0:15:31.6 Speaker 1: Correct. That’s very interesting work. It’s very deep, it’s very nuanced to
really, really sink your teeth very deep into a particular area of focus that’s quite unique as a funding
philosophy. Can you also tell us a little bit about what are the kind of NGOs that you partner with?
Who do you look to partner with with this kind of philosophy and yeah, how do you go about that?
0:15:55.3 Natasha: We don’t have an open call for applications. We’ve now kind of built a
community of partners, which is about 120 strong. And I think a lot of people come to us through
word of mouth. So they’ve heard about us as a foundation through the partners that we work with or
some of the outreach that we do when we talk about our work. So we definitely have an in incoming
kind of process where you can reach out to us if you’re looking for support in any of the areas that
we do support. We have a contact email address that you can write into with a query or you could
directly write to one of us on email or LinkedIn. The idea is we respond to requests. So if you
approach us, we will be able to do a kind of, is there a prima facie effect?
So one of course is do you work in any of our areas of work? Often we get requests which are not even from our areas of work, even though they’re on the website. So that’s a prima facie no, that this is not even an area for us. Then there are of course instances where we get a request. We might have already heard of the organization. That’s one. But if we haven’t heard of your work, then we’ll try to look at your website. We’ll try to just get a basic sense on the internet of what this organization’s all about. Also, your query letter, right? Like what do you have written to us with what is the body of the email that you’re wanting to talk about. And on the basis of that, we typically set up conversations where we say, let’s get to know you a little bit based on how the conversation goes. We then formally invite the organization to apply for a grant and that goes through our grant application process. We discuss it and if we think that we’d like to make a recommendation to the board and the principals, we take it up and that’s pretty much it.
0:17:30.7 Varadarajan: Interesting. It seems to me also because you work in such nuanced areas very, very deeply, it seems to me that you also support organizations that are all in to a particular course or in a particular area where the entire organization is working towards largely one thing. As opposed to an organization that says we do likelihood programs, we do programs in health, we do something else, we do something else, and hey, here’s what we can do in your space that seems to be the case. Is it right or off the mark?

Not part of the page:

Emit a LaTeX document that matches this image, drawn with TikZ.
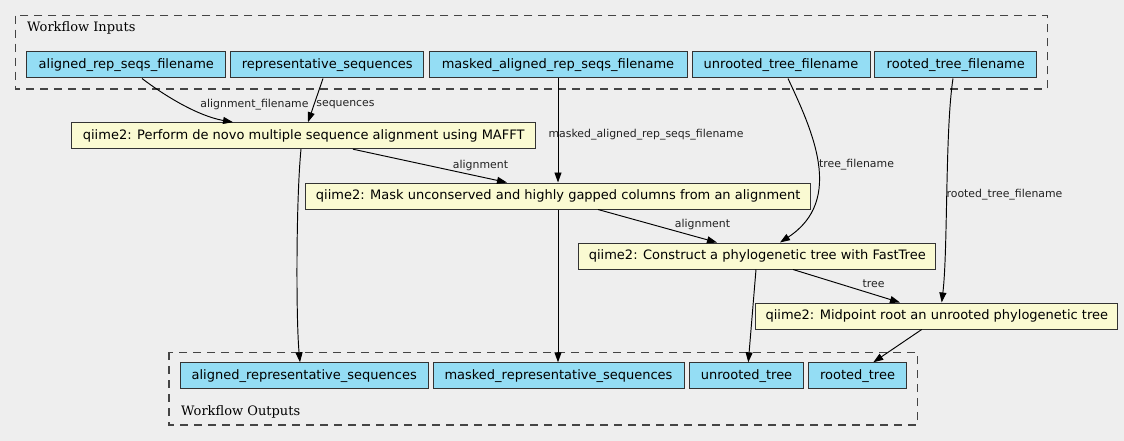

0:18:01.2 Natasha: I would say that we have partners who are working at the nexus of issues for us. I don’t think it matters whether you are working very thematically, whether you’re working cross thematically, whether you’re working in urban, whether you’re working in rural. We don’t have filters like that. I think the question that we ask really is one, what has brought you to your own work, right? How have you arrived at this work, right? So what has been the journey of the founder, the member, the leader? Why have you come to this particular approach versus any other? So if you are working in a kind of integrated saturation way, then why that? Or if you are working very deeply at a thematic level, then why that? Then we also really want to understand whether you see the system within which you’re working, right?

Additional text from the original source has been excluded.